Tim Cushing reports:
Lee Fang of The Intercept has dug into the cache of internal license plate reader manufacturer documents dumped on the web earlier this year. In addition to hundreds of images of drivers and their vehicles passing through border checkpoints, the files also contained emails from Perceptics (the LPR manufacturer targeted by hackers) to Congressional reps, reminding them to hit their marks at the next Congressional hearing.
In April 2018, during an appropriations committee hearing, the Tennessee Republican took a more subdued and technical approach to immigration issues when quizzing then-Customs and Border Protection chief Kevin McAleenan. [Rep. Chuck] Fleischmann, looking down to read from a paper in front of him, wanted to know if McAleenan was on schedule to implement an upgrade of license plate reader technology at the border, as mandated by a previous appropriations bill.

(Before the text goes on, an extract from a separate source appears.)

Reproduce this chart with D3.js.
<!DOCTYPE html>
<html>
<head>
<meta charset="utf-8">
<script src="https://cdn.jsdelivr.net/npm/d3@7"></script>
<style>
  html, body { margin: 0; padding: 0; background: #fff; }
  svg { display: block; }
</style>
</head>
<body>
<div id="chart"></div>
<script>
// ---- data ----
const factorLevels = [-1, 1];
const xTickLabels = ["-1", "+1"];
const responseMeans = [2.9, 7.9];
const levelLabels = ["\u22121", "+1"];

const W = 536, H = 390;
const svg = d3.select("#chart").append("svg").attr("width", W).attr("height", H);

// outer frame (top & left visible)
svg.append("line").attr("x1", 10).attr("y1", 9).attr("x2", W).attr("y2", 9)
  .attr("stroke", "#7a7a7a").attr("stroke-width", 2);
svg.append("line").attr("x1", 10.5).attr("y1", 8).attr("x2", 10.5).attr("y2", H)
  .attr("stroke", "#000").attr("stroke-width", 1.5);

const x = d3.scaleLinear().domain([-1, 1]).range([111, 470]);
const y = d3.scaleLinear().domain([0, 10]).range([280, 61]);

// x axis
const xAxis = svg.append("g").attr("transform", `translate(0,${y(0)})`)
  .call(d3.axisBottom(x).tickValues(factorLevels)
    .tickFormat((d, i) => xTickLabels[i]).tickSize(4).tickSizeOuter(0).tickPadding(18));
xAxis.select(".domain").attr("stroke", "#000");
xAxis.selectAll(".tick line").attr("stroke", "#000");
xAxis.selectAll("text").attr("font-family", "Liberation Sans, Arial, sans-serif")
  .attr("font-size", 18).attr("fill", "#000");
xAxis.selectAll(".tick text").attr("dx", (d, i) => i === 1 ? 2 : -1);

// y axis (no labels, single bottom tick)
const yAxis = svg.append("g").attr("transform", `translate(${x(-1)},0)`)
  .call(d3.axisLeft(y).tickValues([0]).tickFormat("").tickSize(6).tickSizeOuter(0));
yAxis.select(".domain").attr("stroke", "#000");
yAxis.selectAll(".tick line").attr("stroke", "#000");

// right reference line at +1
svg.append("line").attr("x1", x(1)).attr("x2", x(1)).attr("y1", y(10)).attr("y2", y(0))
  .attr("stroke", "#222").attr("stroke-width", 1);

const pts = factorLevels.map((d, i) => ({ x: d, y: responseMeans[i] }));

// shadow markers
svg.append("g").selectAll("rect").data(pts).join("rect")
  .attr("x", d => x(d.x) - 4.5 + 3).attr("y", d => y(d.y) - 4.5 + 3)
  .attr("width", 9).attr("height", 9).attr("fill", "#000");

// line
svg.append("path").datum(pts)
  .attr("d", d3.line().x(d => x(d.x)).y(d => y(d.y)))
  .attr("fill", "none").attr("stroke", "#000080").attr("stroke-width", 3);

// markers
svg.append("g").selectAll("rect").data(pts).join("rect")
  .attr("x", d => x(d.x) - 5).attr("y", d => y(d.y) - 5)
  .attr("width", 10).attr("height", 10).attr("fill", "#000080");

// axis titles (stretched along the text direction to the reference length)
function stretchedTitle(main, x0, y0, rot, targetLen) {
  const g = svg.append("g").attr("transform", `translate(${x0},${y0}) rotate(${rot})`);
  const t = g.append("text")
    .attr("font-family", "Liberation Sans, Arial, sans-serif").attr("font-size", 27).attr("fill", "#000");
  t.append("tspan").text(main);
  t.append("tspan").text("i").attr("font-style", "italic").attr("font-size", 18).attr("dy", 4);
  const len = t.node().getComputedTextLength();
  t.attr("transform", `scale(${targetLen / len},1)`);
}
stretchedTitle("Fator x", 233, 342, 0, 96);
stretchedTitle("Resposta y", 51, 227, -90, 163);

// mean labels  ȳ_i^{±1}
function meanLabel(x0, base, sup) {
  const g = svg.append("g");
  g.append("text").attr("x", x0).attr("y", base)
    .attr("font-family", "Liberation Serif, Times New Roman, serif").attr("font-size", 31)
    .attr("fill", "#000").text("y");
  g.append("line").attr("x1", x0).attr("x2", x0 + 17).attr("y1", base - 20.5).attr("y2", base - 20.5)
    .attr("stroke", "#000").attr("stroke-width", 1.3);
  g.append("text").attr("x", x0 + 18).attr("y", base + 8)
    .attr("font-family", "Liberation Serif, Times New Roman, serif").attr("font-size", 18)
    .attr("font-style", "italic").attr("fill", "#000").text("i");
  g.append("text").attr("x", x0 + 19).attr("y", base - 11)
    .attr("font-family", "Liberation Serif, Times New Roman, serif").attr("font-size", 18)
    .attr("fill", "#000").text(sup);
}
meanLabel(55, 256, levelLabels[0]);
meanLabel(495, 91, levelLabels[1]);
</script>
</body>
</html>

McAleenan thanked the committee for its support and pledged continued work to upgrade LPR technology along the border.
A few days after the exchange, a lobbyist representing Perceptics, a tech company that sold state-of-the-art LPR cameras and technology to the government, emailed her team to confirm that Fleischmann had “asked about CBP’s plan to modernize its LPRs as we asked his office to do,” along with a link to a video clip of the hearing.